The whole of the sewage and rainfall, then, will be thus diverted to _one_ destination, instead of being issued into the river through a multiplicity of outlets in every part of the northern shore where the population is dense, and will be carried into the Thames at Barking Creek, unless, as I have intimated, a market be found for the sewage; when it may be disposed of as is most advantageous. The only exceptions to this carrying off will be upon the occurrence of long-continued and heavy rains or violent storms, when the surplus water will be carried off by some of the present outlets into the river; but even on such occasions, the _first scour_ or cleansings of the sewerage will be conveyed to the main outlet at the river Roding.

The inclination which has been assigned to the whole of the lines of sewers I have described, is, with some unimportant exceptions, 4 feet per mile, or 1 in 1320. These new sewers are, or rather will be, calculated to carry off a fall of rain, equal to 1/4 inch in 24 hours, in addition to the average daily flow of sewage.

Mr. Forster concludes his Report:--“I am only able to submit approximately that I estimate the cost of the whole of the lines of sewers, the pumping engines, and station, the reservoir, tidal gates, and other apparatus, at one million and eighty thousand pounds (1,080,000_l._).
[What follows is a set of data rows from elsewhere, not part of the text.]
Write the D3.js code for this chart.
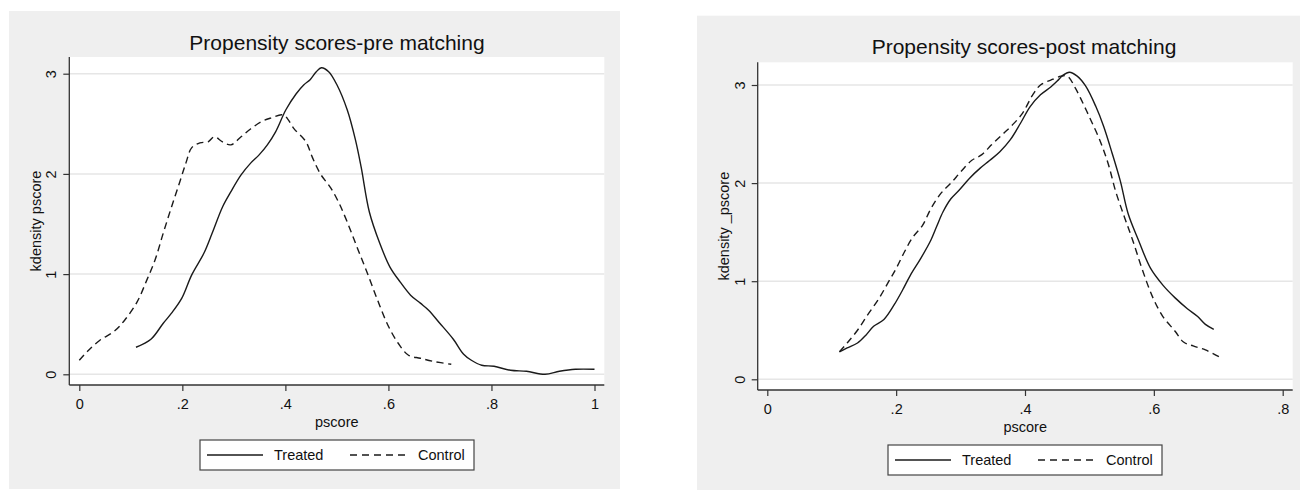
<!DOCTYPE html>
<html>
<head>
<meta charset="utf-8">
<script src="https://cdn.jsdelivr.net/npm/d3@7"></script>
<style>
  body { margin: 0; background: #fff; }
  text { font-family: "Liberation Sans", Arial, sans-serif; fill: #111; }
</style>
</head>
<body>
<div id="chart"></div>
<script>
// kdensity, [pscore, density]
const preTreated = [[0.110,0.27],[0.139,0.35],[0.163,0.51],[0.179,0.61],[0.199,0.76],[0.218,0.99],[0.242,1.21],
  [0.258,1.41],[0.278,1.67],[0.294,1.82],[0.314,1.99],[0.333,2.11],[0.349,2.19],[0.365,2.29],[0.381,2.42],
  [0.401,2.64],[0.421,2.80],[0.436,2.89],[0.448,2.94],[0.460,3.02],[0.470,3.06],[0.484,3.02],[0.500,2.89],
  [0.520,2.64],[0.536,2.34],[0.547,2.07],[0.563,1.62],[0.583,1.31],[0.603,1.07],[0.623,0.92],[0.643,0.79],
  [0.662,0.71],[0.678,0.64],[0.698,0.52],[0.726,0.35],[0.746,0.20],[0.761,0.14],[0.781,0.09],[0.805,0.08],
  [0.837,0.04],[0.868,0.03],[0.904,0.00],[0.932,0.03],[0.963,0.05],[1.000,0.05]];
const preControl = [[0.000,0.14],[0.016,0.23],[0.040,0.34],[0.068,0.43],[0.088,0.54],[0.112,0.72],[0.131,0.94],
  [0.147,1.14],[0.163,1.41],[0.179,1.67],[0.195,1.92],[0.207,2.11],[0.218,2.26],[0.234,2.31],[0.250,2.32],
  [0.262,2.37],[0.278,2.32],[0.294,2.29],[0.314,2.37],[0.333,2.45],[0.353,2.52],[0.373,2.56],[0.393,2.59],
  [0.401,2.57],[0.417,2.45],[0.440,2.32],[0.452,2.17],[0.468,2.00],[0.488,1.86],[0.504,1.71],[0.520,1.52],
  [0.539,1.27],[0.559,1.01],[0.579,0.74],[0.599,0.49],[0.619,0.31],[0.639,0.19],[0.662,0.16],[0.686,0.13],
  [0.722,0.10]];
const postTreated = [[0.112,0.28],[0.124,0.32],[0.140,0.37],[0.153,0.45],[0.165,0.54],[0.181,0.61],[0.197,0.76],
  [0.210,0.91],[0.222,1.06],[0.238,1.23],[0.254,1.42],[0.263,1.56],[0.273,1.71],[0.285,1.84],[0.298,1.93],
  [0.314,2.05],[0.330,2.15],[0.345,2.23],[0.361,2.32],[0.377,2.44],[0.393,2.61],[0.408,2.78],[0.424,2.90],
  [0.440,2.98],[0.450,3.04],[0.459,3.10],[0.469,3.13],[0.481,3.09],[0.494,2.99],[0.510,2.78],[0.522,2.58],
  [0.535,2.31],[0.548,2.02],[0.560,1.69],[0.576,1.42],[0.595,1.13],[0.614,0.96],[0.633,0.83],[0.652,0.72],
  [0.668,0.64],[0.680,0.56],[0.693,0.51]];
const postControl = [[0.112,0.28],[0.124,0.37],[0.140,0.50],[0.156,0.66],[0.172,0.81],[0.187,0.98],[0.200,1.13],
  [0.213,1.30],[0.225,1.44],[0.241,1.57],[0.254,1.74],[0.270,1.90],[0.285,2.00],[0.301,2.12],[0.317,2.23],
  [0.333,2.29],[0.348,2.39],[0.364,2.49],[0.380,2.59],[0.396,2.71],[0.412,2.90],[0.424,3.00],[0.440,3.05],
  [0.456,3.09],[0.466,3.09],[0.478,2.97],[0.491,2.80],[0.503,2.63],[0.516,2.44],[0.529,2.20],[0.541,1.91],
  [0.554,1.66],[0.567,1.42],[0.582,1.12],[0.598,0.84],[0.614,0.64],[0.633,0.49],[0.646,0.38],[0.661,0.34],
  [0.680,0.30],[0.701,0.23]];

const yTicks = [0, 1, 2, 3];
const xTicksPre = [0, 0.2, 0.4, 0.6, 0.8, 1];
const xTicksPost = [0, 0.2, 0.4, 0.6, 0.8];
const xTickLabelsPre = ["0", ".2", ".4", ".6", ".8", "1"];
const xTickLabelsPost = ["0", ".2", ".4", ".6", ".8"];
const seriesNames = ["Treated", "Control"];

const svg = d3.select("#chart").append("svg")
    .attr("width", 1300)
    .attr("height", 490);

function panel(p) {
  const g = svg.append("g");
  g.append("rect").attr("x", p.bg[0]).attr("y", p.bg[1]).attr("width", p.bg[2]).attr("height", p.bg[3])
      .attr("fill", "#efefef");
  g.append("rect").attr("x", p.left).attr("y", p.top).attr("width", p.right - p.left).attr("height", p.bottom - p.top)
      .attr("fill", "#fff");

  const x = d3.scaleLinear().domain([0, p.xMax]).range(p.xRange);
  const y = d3.scaleLinear().domain([0, 3]).range(p.yRange);

  // grid
  g.selectAll(".grid").data(yTicks).enter().append("line")
      .attr("x1", p.left).attr("x2", p.right)
      .attr("y1", d => y(d)).attr("y2", d => y(d))
      .attr("stroke", "#e6e6e6").attr("stroke-width", 1.5);

  // axes
  const xa = g.append("g").attr("transform", "translate(0," + p.bottom + ")")
      .call(d3.axisBottom(x).tickValues(p.xTicks).tickSize(6).tickPadding(8)
        .tickFormat((d, i) => p.xLabels[i]));
  xa.select(".domain").remove();
  xa.selectAll("line").attr("stroke", "#333").attr("stroke-width", 1.2);
  xa.selectAll("text").style("font-size", "14.5px").attr("fill", "#111")
      .attr("font-family", "Liberation Sans, Arial, sans-serif");

  const ya = g.append("g").attr("transform", "translate(" + p.left + ",0)")
      .call(d3.axisLeft(y).tickValues(yTicks).tickSize(6).tickFormat(d3.format("d")));
  ya.select(".domain").remove();
  ya.selectAll("line").attr("stroke", "#333").attr("stroke-width", 1.2);
  ya.selectAll("text").style("font-size", "14.5px").attr("fill", "#111")
      .attr("font-family", "Liberation Sans, Arial, sans-serif")
      .attr("x", 0).attr("dy", 0)
      .attr("transform", "translate(-13,0) rotate(-90)")
      .style("text-anchor", "middle");

  g.append("line").attr("x1", p.left).attr("x2", p.left).attr("y1", p.top).attr("y2", p.bottom)
      .attr("stroke", "#333").attr("stroke-width", 1.3);
  g.append("line").attr("x1", p.left).attr("x2", p.right).attr("y1", p.bottom).attr("y2", p.bottom)
      .attr("stroke", "#333").attr("stroke-width", 1.3);

  // curves
  const line = d3.line().x(d => x(d[0])).y(d => y(d[1])).curve(d3.curveCatmullRom);
  g.append("path").datum(p.treated).attr("d", line)
      .attr("fill", "none").attr("stroke", "#1a1a1a").attr("stroke-width", 1.4);
  g.append("path").datum(p.control).attr("d", line)
      .attr("fill", "none").attr("stroke", "#1a1a1a").attr("stroke-width", 1.4)
      .attr("stroke-dasharray", "7,4.5");

  // titles
  g.append("text").attr("x", p.titleX).attr("y", p.titleY).attr("text-anchor", "middle")
      .style("font-size", "21px").text(p.title);
  g.append("text").attr("x", (p.left + p.right) / 2).attr("y", p.xTitleY).attr("text-anchor", "middle")
      .style("font-size", "14.5px").text("pscore");
  g.append("text").attr("transform", "translate(" + p.yTitleX + "," + (p.top + p.bottom) / 2 + ") rotate(-90)")
      .attr("text-anchor", "middle").style("font-size", "14.5px").text(p.yTitle);

  // legend
  const lg = g.append("g").attr("transform", "translate(" + p.legend[0] + "," + p.legend[1] + ")");
  lg.append("rect").attr("width", p.legend[2]).attr("height", 30)
      .attr("fill", "#fff").attr("stroke", "#444").attr("stroke-width", 1.2);
  lg.append("line").attr("x1", 7).attr("x2", 63).attr("y1", 15).attr("y2", 15)
      .attr("stroke", "#1a1a1a").attr("stroke-width", 1.4);
  lg.append("text").attr("x", 74).attr("y", 20).style("font-size", "14.5px").text(seriesNames[0]);
  lg.append("line").attr("x1", 150).attr("x2", 208).attr("y1", 15).attr("y2", 15)
      .attr("stroke", "#1a1a1a").attr("stroke-width", 1.4).attr("stroke-dasharray", "7,5");
  lg.append("text").attr("x", 218).attr("y", 20).style("font-size", "14.5px").text(seriesNames[1]);
}

panel({
  bg: [9, 11, 611, 478], left: 69.3, right: 604.3, top: 57, bottom: 385,
  xMax: 1, xRange: [79.3, 594.5], yRange: [374.3, 73.7],
  xTicks: xTicksPre, xLabels: xTickLabelsPre,
  treated: preTreated, control: preControl,
  title: "Propensity scores-pre matching", titleX: 337, titleY: 49.5,
  xTitleY: 427, yTitleX: 40.5, yTitle: "kdensity pscore",
  legend: [200, 440, 274]
});

panel({
  bg: [697, 15.7, 603, 474.3], left: 757.7, right: 1292.7, top: 62.3, bottom: 390,
  xMax: 0.8, xRange: [767.3, 1282.7], yRange: [379.3, 85],
  xTicks: xTicksPost, xLabels: xTickLabelsPost,
  treated: postTreated, control: postControl,
  title: "Propensity scores-post matching", titleX: 1024, titleY: 54.3,
  xTitleY: 432, yTitleX: 729, yTitle: "kdensity _pscore",
  legend: [888, 445, 274]
});
</script>
</body>
</html>
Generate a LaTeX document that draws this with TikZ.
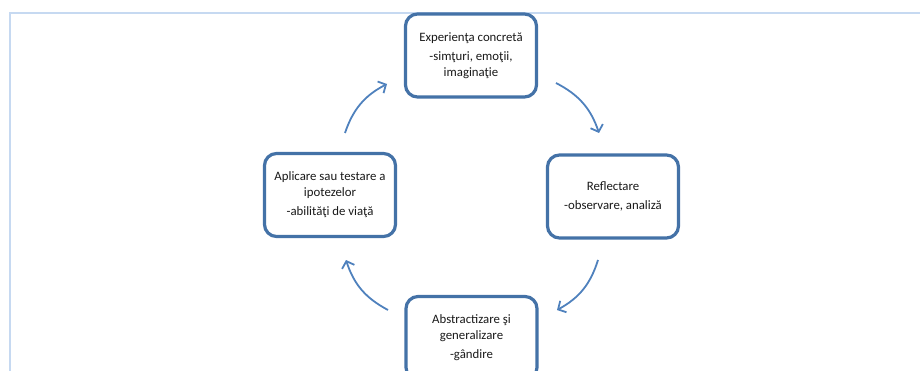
\documentclass[tikz,border=0pt]{standalone}
\usepackage{fontspec}
\setmainfont{Carlito}
\usetikzlibrary{arrows.meta}
\definecolor{boxblue}{RGB}{68,114,167}
\definecolor{arrowblue}{RGB}{79,129,189}
\definecolor{frameblue}{RGB}{198,217,241}
\begin{document}
\begin{tikzpicture}[x=1pt,y=-1pt,
    stage/.style={draw=boxblue, line width=3.2pt, rounded corners=12pt, fill=white,
        minimum width=131pt, minimum height=83pt, align=center,
        font=\fontsize{12.8}{15.5}\selectfont, text=black!90},
    cyclearrow/.style={draw=arrowblue, line width=1.8pt,
        -{Straight Barb[length=6pt,width=13pt]}, bend left=22}]
    \clip (0,0) rectangle (920,371);

    % Page frame
    \draw[frameblue, line width=2pt] (10,375) -- (10,13) -- (925,13);

    % Stages of the cycle
    \node[stage] (concret) at (471,55.5) {Experienţa concretă\\[4pt]-simţuri, emoţii,\\imaginaţie};
    \node[stage] (reflect) at (613,196.5) {Reflectare\\[4pt]-observare, analiză};
    \node[stage] (abstract) at (471.5,338) {Abstractizare şi\\generalizare\\[4pt]-gândire};
    \node[stage] (aplic) at (330,195) {Aplicare sau testare a\\ipotezelor\\[4pt]-abilităţi de viaţă};

    % Arrow ends
    \coordinate (ac-s) at (345,133);
    \coordinate (ac-e) at (387,84);
    \coordinate (cr-s) at (556,83);
    \coordinate (cr-e) at (599,133);
    \coordinate (ra-s) at (598,260);
    \coordinate (ra-e) at (557,310);
    \coordinate (aa-s) at (388,310);
    \coordinate (aa-e) at (346,260);

    % Arrows
    \draw[cyclearrow] (ac-s) to (ac-e);
    \draw[cyclearrow] (cr-s) to (cr-e);
    \draw[cyclearrow] (ra-s) to (ra-e);
    \draw[cyclearrow] (aa-s) to (aa-e);
\end{tikzpicture}
\end{document}
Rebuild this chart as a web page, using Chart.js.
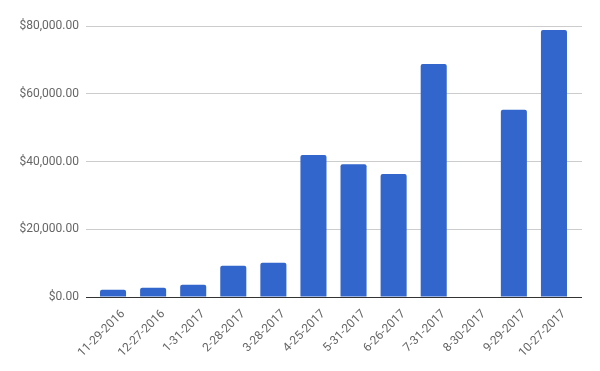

This estimate does not include the sums required for the purchase of land and houses, which may be needed for the site of the pumping engine-house, or compensation for certain portions of the lines of sewers.”

As regards the improvements in the sewerage on the south side of the Thames (the great fever district of the metropolis, and consequently the most important of all, and where the drainage is of the worst kind), I can be very brief, as nothing has been positively determined.